Sebaliknya, Laksamana mengungkapkan dirinya telah menerima surat pemanggilan pemeriksaan kasus VLCC pada Kamis 8 November. Pada sampul surat panggilan itu tertulis status Laksamana sebagai saksi, namun di dalamnya status Laksamana adalah tersangka meski tidak ada pasal-pasal yang dijeratkan padanya.
Lapor ke Presiden
Mantan Menneg BUMN yang sebelumnya juga politisi asal PDIP itu menilai, penetapan tersangka harus juga dikenakan kepada Megawati. Alasannya, Laksamana hanya menjalankan perintah Presiden melalui Peraturan Pemerintah (PP) Nomor 41 Tahun 2003 tentang Pelimpahan Wewenang Menkeu Kepada Menneg BUMN.
”Seharusnya Megawati juga tersangka. Saya hanya pelaksana. Kalau saya dijadikan tersangka, Mega pun harus dijadikan tersangka. Penjualan tanker ini juga selalu saya konsultasikan pada Presiden,” ungkap Laksamana dalam keterangan pers di kantor PKN PDP Jakarta, Minggu (4/11).
Secara tidak resmi, Laksamana mengatakan dirinya sering konsultasi dengan Presiden maupun Menko Perekonomian (waktu itu) Dorodjatun Kuntjorojakti. Tapi, secara hukum, Megalah yang memindahkan wewenang Menko Perekonomian kepada Menneg BUMN.
Laksamana Sukardi juga akan segera melaporkan penetapan statusnya itu ke Presiden Susilo Bambang Yudhoyono. Ia menilai penetapannya sebagai tersangka karena ada tekanan politik pada Kejaksaan Agung.

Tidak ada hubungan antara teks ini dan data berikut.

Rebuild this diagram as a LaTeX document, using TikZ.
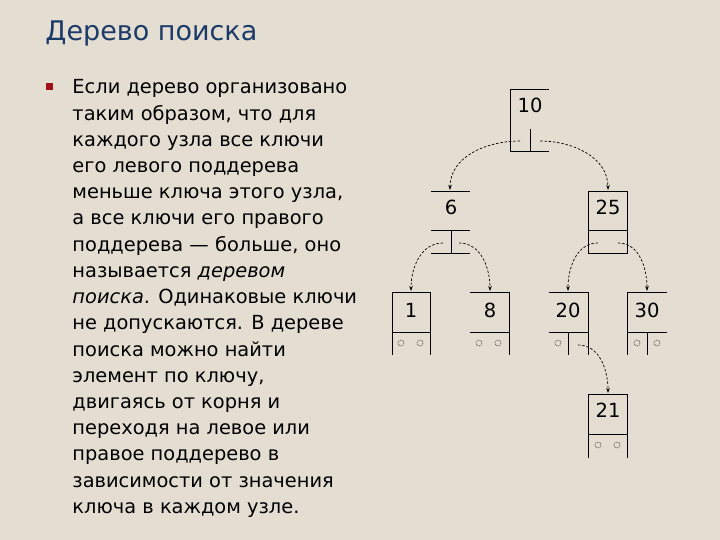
\documentclass[tikz,border=0pt]{standalone}
\usepackage{fontspec}
\setmainfont{DejaVu Sans}
\usepackage{tikz}
\usetikzlibrary{arrows.meta}
\definecolor{paper}{RGB}{228,222,210}
\definecolor{titleblue}{RGB}{28,58,104}
\definecolor{bulletred}{RGB}{160,16,26}

\begin{document}
\begin{tikzpicture}[x=1pt,y=-1pt,>={Stealth[length=5pt,width=3.5pt]},line width=0.9pt,
  key/.style={font=\fontsize{19.5}{19.5}\selectfont,inner sep=0pt},
  link/.style={->,dash pattern=on 2.5pt off 1.8pt,line width=0.7pt},
  nil/.style={black!70,dash pattern=on 1pt off 0.8pt,line width=0.6pt}]
  \fill[paper] (0,0) rectangle (720,540);
  \useasboundingbox (0,0) rectangle (720,540);
  % title and text
  \node[anchor=base west,inner sep=0pt,text=titleblue,font=\fontsize{27}{27}\selectfont] (title) at (45,41) {Дерево поиска};
  \fill[bulletred] (46,83) rectangle (53,90);
  \foreach \line [count=\i from 0] in {Если дерево организовано,
      {таким образом, что для},каждого узла все ключи,его левого поддерева,
      {меньше ключа этого узла,},а все ключи его правого,{поддерева — больше, оно},
      {называется \textit{деревом}},{\textit{поиска}. Одинаковые ключи},
      не допускаются. В дереве,поиска можно найти,{элемент по ключу,},
      двигаясь от корня и,переходя на левое или,правое поддерево в,
      зависимости от значения,ключа в каждом узле.}
    \node[anchor=base west,inner sep=0pt,font=\fontsize{19.4}{19.4}\selectfont] (t\i) at (72,94+26.2*\i) {\line};
  % node 10
  \draw (549,89) -- (510,89) -- (510,151) -- (549,151);
  \draw (530,129) -- (530,151);
  \node[key] (k10) at (530,105) {10};
  % node 6
  \draw (431,191) -- (470,191) (431,230) -- (470,230) (431,253) -- (470,253);
  \draw (451,230) -- (451,253);
  \node[key] (k6) at (451,207) {6};
  % node 25
  \draw (588,191) rectangle (627,253) (588,230) -- (627,230);
  \node[key] (k25) at (608,207) {25};
  % leaves
  \draw (392,355) -- (392,292) -- (430,292) -- (430,355) (392,332) -- (430,332);
  \node[key] (k1) at (411,310) {1};
  \draw (470,292) -- (509,292) -- (509,355) (470,332) -- (509,332);
  \node[key] (k8) at (490,310) {8};
  \draw (549,292) -- (588,292) -- (588,355) (549,332) -- (588,332) (568,332) -- (568,355);
  \node[key] (k20) at (568,310) {20};
  \draw (667,292) -- (627,292) -- (627,355) (627,332) -- (667,332) (647,332) -- (647,355);
  \node[key] (k30) at (647,310) {30};
  \draw (588,458) -- (588,394) -- (627,394) -- (627,458) (588,434) -- (627,434);
  \node[key] (k21) at (608,410) {21};
  % empty pointers
  \foreach \x/\y in {401/343,420/343,479/343,498/343,558/343,637/343,657/343,598/445,617/445}
    \draw[nil] (\x,\y) circle (3);
  % pointers
  \coordinate (p10l) at (520,141);
  \coordinate (p10r) at (540,141);
  \coordinate (p6l) at (443,243);
  \coordinate (p6r) at (459,243);
  \coordinate (p25l) at (598,243);
  \coordinate (p25r) at (618,243);
  \coordinate (p20r) at (578,345);
  \coordinate (in6) at (450,190);
  \coordinate (in25) at (608,190);
  \coordinate (in1) at (411,291);
  \coordinate (in8) at (490,291);
  \coordinate (in20) at (568,291);
  \coordinate (in30) at (647,291);
  \coordinate (in21) at (608,393);
  \draw[link] (p10l) to[out=180,in=90] (in6);
  \draw[link] (p10r) to[out=0,in=90] (in25);
  \draw[link] (p6l) to[out=180,in=90] (in1);
  \draw[link] (p6r) to[out=0,in=90] (in8);
  \draw[link] (p25l) to[out=180,in=90] (in20);
  \draw[link] (p25r) to[out=0,in=90] (in30);
  \draw[link] (p20r) to[out=0,in=90] (in21);
\end{tikzpicture}
\end{document}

Dalam jumpa pers yang didampingi oleh sejumlah jajaran teras PDP seperti Ketua Pelaksana Harian PKN PDP Roy BB Janis, Sekretaris Didi Supriyanto dan sejumlah Ketua seperti Noviantika Nasution, TE Budi Susilo dan Sukowaluyo Mintorahardjo, Laksamana juga didampingi kuasa hukumnya dari Tim Pembela Demokrasi Indonesia (TPDI) seperti Petrus Selestinus dan RO Tambunan.

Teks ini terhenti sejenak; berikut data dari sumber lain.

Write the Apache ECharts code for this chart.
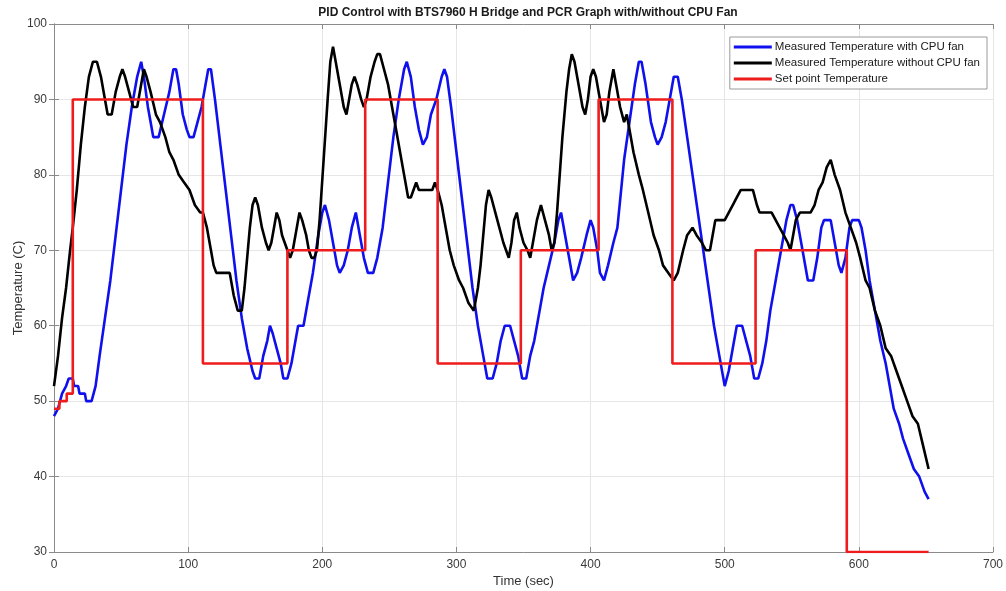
<!DOCTYPE html>
<html>
<head>
<meta charset="utf-8">
<title>PID Control with BTS7960 H Bridge</title>
<script src="https://cdn.jsdelivr.net/npm/echarts@6/dist/echarts.min.js"></script>
<style>
  html, body { margin: 0; padding: 0; background: #fff; }
  #chart { width: 1006px; height: 591px; }
</style>
</head>
<body>
<div id="chart"></div>
<script>
// Time axis ticks (sec) and temperature axis ticks (C)
const xTicks = [0, 100, 200, 300, 400, 500, 600, 700];
const yTicks = [30, 40, 50, 60, 70, 80, 90, 100];

// Measured temperature with CPU fan
const timeFan = [0,3,6,9,11,14,15,18,19,23,24,28,31,34,38,42,46,50,54,58,62,65,67,70,73,74,78,82,86,89,91,93,96,99,101,104,107,110,113,115,117,120,124,128,132,136,140,144,148,150,153,156,159,161,163,166,169,171,174,177,180,182,186,189,193,197,200,202,205,208,211,213,216,219,222,225,228,231,234,238,241,245,249,253,257,261,263,266,269,272,275,278,281,285,289,291,293,296,300,304,308,312,316,320,323,327,330,333,336,340,343,346,349,352,355,358,361,365,369,373,376,378,381,384,387,390,393,397,400,402,405,407,410,413,417,420,425,429,433,436,438,441,445,448,450,453,456,459,462,465,468,472,476,480,484,488,492,496,500,503,506,509,513,516,519,522,525,528,531,534,538,542,546,549,551,554,558,562,566,569,572,574,579,582,585,587,590,593,595,600,602,605,608,612,616,620,623,626,630,633,637,641,645,649,652];
const tempFan = [48,49,51,52,53,53,52,52,51,51,50,50,52,56,61,66,72,78,84,89,93,95,93,89,86,85,85,88,91,94,94,92,88,86,85,85,87,89,92,94,94,90,84,78,72,66,61,57,54,53,53,56,58,60,59,57,55,53,53,55,58,60,60,63,67,72,75,76,74,71,68,67,68,70,73,75,72,69,67,67,69,73,79,85,90,94,95,93,89,86,84,85,88,90,93,94,93,89,83,77,71,65,60,56,53,53,55,58,60,60,58,56,53,53,56,58,61,65,68,71,74,75,72,69,66,67,69,72,74,73,70,67,66,68,71,73,82,87,92,95,95,92,87,85,84,85,87,90,93,93,90,85,80,75,70,65,60,56,52,54,57,60,60,58,56,53,53,55,58,62,66,70,74,76,76,74,70,66,66,69,73,74,74,71,68,67,69,73,74,74,73,70,66,62,58,55,52,49,47,45,43,41,40,38,37];

// Measured temperature without CPU fan
const timeNoFan = [0,3,6,9,12,14,17,20,23,26,29,32,35,38,40,43,46,49,51,53,56,59,62,65,67,69,72,76,79,83,86,89,93,97,101,105,109,111,114,117,119,121,131,134,137,140,142,144,146,148,150,152,155,158,160,162,164,166,168,170,172,174,176,178,180,183,185,188,190,192,194,196,198,201,204,206,208,210,213,216,218,220,222,224,226,229,231,233,236,239,241,243,246,249,252,255,258,261,264,266,268,270,272,282,284,286,289,292,295,298,302,305,309,313,316,318,320,322,324,326,329,332,335,337,339,341,343,345,347,350,353,355,357,360,363,366,369,371,373,375,377,379,382,384,386,388,391,394,396,398,400,402,404,407,410,412,414,417,419,422,425,427,429,432,436,439,443,447,451,454,458,462,465,469,472,476,479,483,486,489,491,493,497,500,503,506,509,512,521,524,526,535,538,541,544,547,549,551,553,556,564,567,570,573,576,579,582,586,590,594,598,601,605,608,612,616,620,624,628,632,636,640,644,648,652];
const tempNoFan = [52,56,61,65,70,73,78,84,89,93,95,95,93,90,88,88,91,93,94,93,91,89,89,92,94,93,91,88,87,85,83,82,80,79,78,76,75,75,73,70,68,67,67,64,62,62,65,69,73,76,77,76,73,71,70,71,73,75,74,72,71,70,69,70,72,75,74,72,70,69,69,70,74,82,90,95,97,95,92,89,88,90,92,93,92,90,89,90,93,95,96,96,94,92,89,86,83,80,77,77,78,79,78,78,79,78,76,73,70,68,66,65,63,62,65,68,72,76,78,77,75,73,71,70,69,71,74,75,73,71,70,69,71,74,76,74,72,70,71,75,80,85,91,94,96,95,92,89,88,90,93,94,93,90,87,88,91,94,92,89,87,88,86,83,80,78,75,72,70,68,67,66,67,70,72,73,72,71,70,70,72,74,74,74,75,76,77,78,78,76,75,75,74,73,72,71,70,72,74,75,75,76,78,79,81,82,80,78,75,73,71,69,66,65,62,60,57,56,54,52,50,48,47,44,41];

// Set point temperature (value holds from each time until the next)
const timeSet = [0,4,9.5,14,111,174,232,286,348,406,461,523,591,652];
const tempSet = [49,50,51,90,55,70,90,55,70,90,55,70,30,30];

const pairs = (ts, vs) => ts.map((t, i) => [t, vs[i]]);

const FONT = '"Liberation Sans", Arial, sans-serif';
const axisGray = '#8a8a8a';
const labelColor = '#3a3a3a';

const chart = echarts.init(document.getElementById('chart'), null, { renderer: 'canvas' });

const baseX = {
  type: 'value', min: 0, max: 700, interval: 100,
  axisLine: { show: true, lineStyle: { color: axisGray, width: 1 } },
  axisTick: { show: true, inside: true, length: 5, lineStyle: { color: axisGray } },
  splitLine: { show: false }
};
const baseY = {
  type: 'value', min: 30, max: 100, interval: 10,
  axisLine: { show: true, lineStyle: { color: axisGray, width: 1 } },
  axisTick: { show: true, inside: true, length: 5, lineStyle: { color: axisGray } },
  splitLine: { show: false }
};

chart.setOption({
  animation: false,
  backgroundColor: '#ffffff',
  title: {
    text: 'PID Control with BTS7960 H Bridge and PCR Graph with/without CPU Fan',
    left: 523, top: 2, textAlign: 'center',
    textStyle: { fontFamily: FONT, fontSize: 12, fontWeight: 'bold', color: '#1a1a1a' }
  },
  grid: { left: 54, right: 13, top: 24, bottom: 39, containLabel: false, outerBoundsMode: 'none' },
  legend: {
    right: 19, top: 37,
    orient: 'vertical',
    backgroundColor: '#ffffff',
    borderColor: '#9a9a9a', borderWidth: 1, borderRadius: 0,
    padding: [4, 7, 4, 4],
    itemGap: 4,
    itemWidth: 38, itemHeight: 3,
    icon: 'rect',
    textStyle: { fontFamily: FONT, fontSize: 11.5, color: '#1a1a1a', padding: [0, 0, 0, -2] },
    data: ['Measured Temperature with CPU fan', 'Measured Temperature without CPU fan', 'Set point Temperature']
  },
  xAxis: [
    Object.assign({}, baseX, {
      position: 'bottom',
      name: 'Time (sec)', nameLocation: 'middle', nameGap: 23, nameMoveOverlap: false,
      nameTextStyle: { fontFamily: FONT, fontSize: 13, color: '#333' },
      axisLabel: { fontFamily: FONT, fontSize: 12, color: labelColor, margin: 7 },
      splitLine: { show: true, lineStyle: { color: '#e6e6e6', width: 1 } }
    }),
    Object.assign({}, baseX, { position: 'top', axisLabel: { show: false } })
  ],
  yAxis: [
    Object.assign({}, baseY, {
      position: 'left',
      name: 'Temperature (C)', nameLocation: 'middle', nameGap: 29, nameMoveOverlap: false,
      nameTextStyle: { fontFamily: FONT, fontSize: 13, color: '#333' },
      axisLabel: { fontFamily: FONT, fontSize: 12, color: labelColor, margin: 7 },
      splitLine: { show: true, lineStyle: { color: '#e6e6e6', width: 1 } }
    }),
    Object.assign({}, baseY, { position: 'right', axisLabel: { show: false } })
  ],
  series: [
    {
      name: 'Measured Temperature with CPU fan', type: 'line',
      data: pairs(timeFan, tempFan), showSymbol: false, z: 3,
      lineStyle: { color: '#1010ee', width: 2.6 }, itemStyle: { color: '#1010ee' }
    },
    {
      name: 'Measured Temperature without CPU fan', type: 'line',
      data: pairs(timeNoFan, tempNoFan), showSymbol: false, z: 4,
      lineStyle: { color: '#000000', width: 2.6 }, itemStyle: { color: '#000000' }
    },
    {
      name: 'Set point Temperature', type: 'line', step: 'end',
      data: pairs(timeSet, tempSet), showSymbol: false, z: 5,
      lineStyle: { color: '#ee1c1c', width: 2.6 }, itemStyle: { color: '#ee1c1c' }
    }
  ]
});
</script>
</body>
</html>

Berkali-kali, Laksamana mengatakan bahwa ada sejumlah kejanggalan dalam penetapannya sebagai tersangka yang menunjukkan bahwa kasus itu lebih kental bernuansa politis dibandingkan unsur hukumnya. ”Ada unsur tekanan politik pada kejaksaan untuk menetapkan saya sebagai tersangka. Tekanan politik itu dilakukan untuk menjerat saya,” katanya.